◆ **REQUIRED TASK**:
Everything from the first line of the data below through the line that contains "const colors = [stripes(grey), grey, stripes(pink), pink];" should be written out exactly, please, and nothing more; the pictures stay out.

◆ **SUPPLIED MATERIAL**:
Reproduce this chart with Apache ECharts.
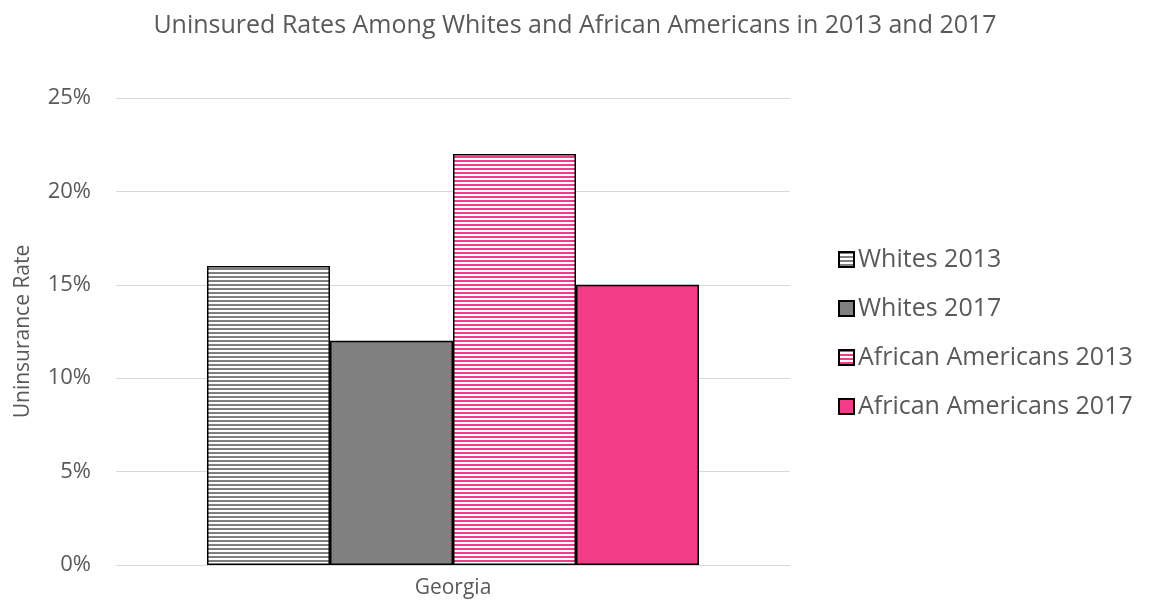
<!DOCTYPE html>
<html><head><meta charset="utf-8">
<script src="https://cdn.jsdelivr.net/npm/echarts@6/dist/echarts.min.js"></script>
<style>html,body{margin:0;padding:0;background:#fff}#c{width:1150px;height:611px}</style>
</head><body><div id="c"></div>
<script>
const categories = ['Georgia'];
const seriesNames = ['Whites 2013', 'Whites 2017', 'African Americans 2013', 'African Americans 2017'];
const whites2013 = [16];
const whites2017 = [12];
const africanAmericans2013 = [22];
const africanAmericans2017 = [15];
const yTicks = [0, 5, 10, 15, 20, 25];

function stripes(color) {
  const c = document.createElement('canvas');
  c.width = 8; c.height = 4;
  const g = c.getContext('2d');
  g.fillStyle = '#ffffff'; g.fillRect(0, 0, 8, 4);
  g.fillStyle = color; g.fillRect(0, 0, 8, 2);
  return { image: c, repeat: 'repeat' };
}
const grey = '#808080', pink = '#F33C87';
const font = '"Open Sans", "Liberation Sans", sans-serif';
const border = { borderColor: '#000', borderWidth: 1.5 };
const dataSets = [whites2013, whites2017, africanAmericans2013, africanAmericans2017];
const colors = [stripes(grey), grey, stripes(pink), pink];

const chart = echarts.init(document.getElementById('c'));
chart.setOption({
  animation: false,
  title: { text: 'Uninsured Rates Among Whites and African Americans in 2013 and 2017', left: 'center', top: 8,
    textStyle: { fontFamily: font, fontSize: 25, fontWeight: 'normal', color: '#595959' } },
  grid: { left: 116, right: 360, top: 98, bottom: 46 },
  legend: { orient: 'vertical', left: 833, top: 242, itemWidth: 15, itemHeight: 15, itemGap: 24,
    icon: 'rect',
    textStyle: { fontFamily: font, fontSize: 25, color: '#595959', padding: [0, 0, 0, -1] },
    data: seriesNames },
  xAxis: { type: 'category', data: categories,
    axisLine: { lineStyle: { color: '#d9d9d9', width: 1 } }, axisTick: { show: false },
    axisLabel: { fontFamily: font, fontSize: 21, color: '#595959', margin: 13 } },
  yAxis: { type: 'value', min: yTicks[0], max: yTicks[yTicks.length - 1], interval: 5,
    name: 'Uninsurance Rate', nameLocation: 'middle', nameGap: 82, nameRotate: 90,
    nameTextStyle: { fontFamily: font, fontSize: 21, color: '#595959' },
    axisLine: { show: false }, axisTick: { show: false },
    splitLine: { lineStyle: { color: '#d9d9d9', width: 1 } },
    axisLabel: { fontFamily: font, fontSize: 22, color: '#595959', margin: 25, formatter: v => v + '%' } },
  series: seriesNames.map((n, i) => ({
    name: n, type: 'bar', data: dataSets[i], barGap: '0%', barCategoryGap: '27%',
    itemStyle: Object.assign({ color: colors[i] }, border)
  }))
});
</script></body></html>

◆ **COMPLETE ANSWER**:
Reproduce this chart with Apache ECharts.
<!DOCTYPE html>
<html><head><meta charset="utf-8">
<script src="https://cdn.jsdelivr.net/npm/echarts@6/dist/echarts.min.js"></script>
<style>html,body{margin:0;padding:0;background:#fff}#c{width:1150px;height:611px}</style>
</head><body><div id="c"></div>
<script>
const categories = ['Georgia'];
const seriesNames = ['Whites 2013', 'Whites 2017', 'African Americans 2013', 'African Americans 2017'];
const whites2013 = [16];
const whites2017 = [12];
const africanAmericans2013 = [22];
const africanAmericans2017 = [15];
const yTicks = [0, 5, 10, 15, 20, 25];

function stripes(color) {
  const c = document.createElement('canvas');
  c.width = 8; c.height = 4;
  const g = c.getContext('2d');
  g.fillStyle = '#ffffff'; g.fillRect(0, 0, 8, 4);
  g.fillStyle = color; g.fillRect(0, 0, 8, 2);
  return { image: c, repeat: 'repeat' };
}
const grey = '#808080', pink = '#F33C87';
const font = '"Open Sans", "Liberation Sans", sans-serif';
const border = { borderColor: '#000', borderWidth: 1.5 };
const dataSets = [whites2013, whites2017, africanAmericans2013, africanAmericans2017];
const colors = [stripes(grey), grey, stripes(pink), pink];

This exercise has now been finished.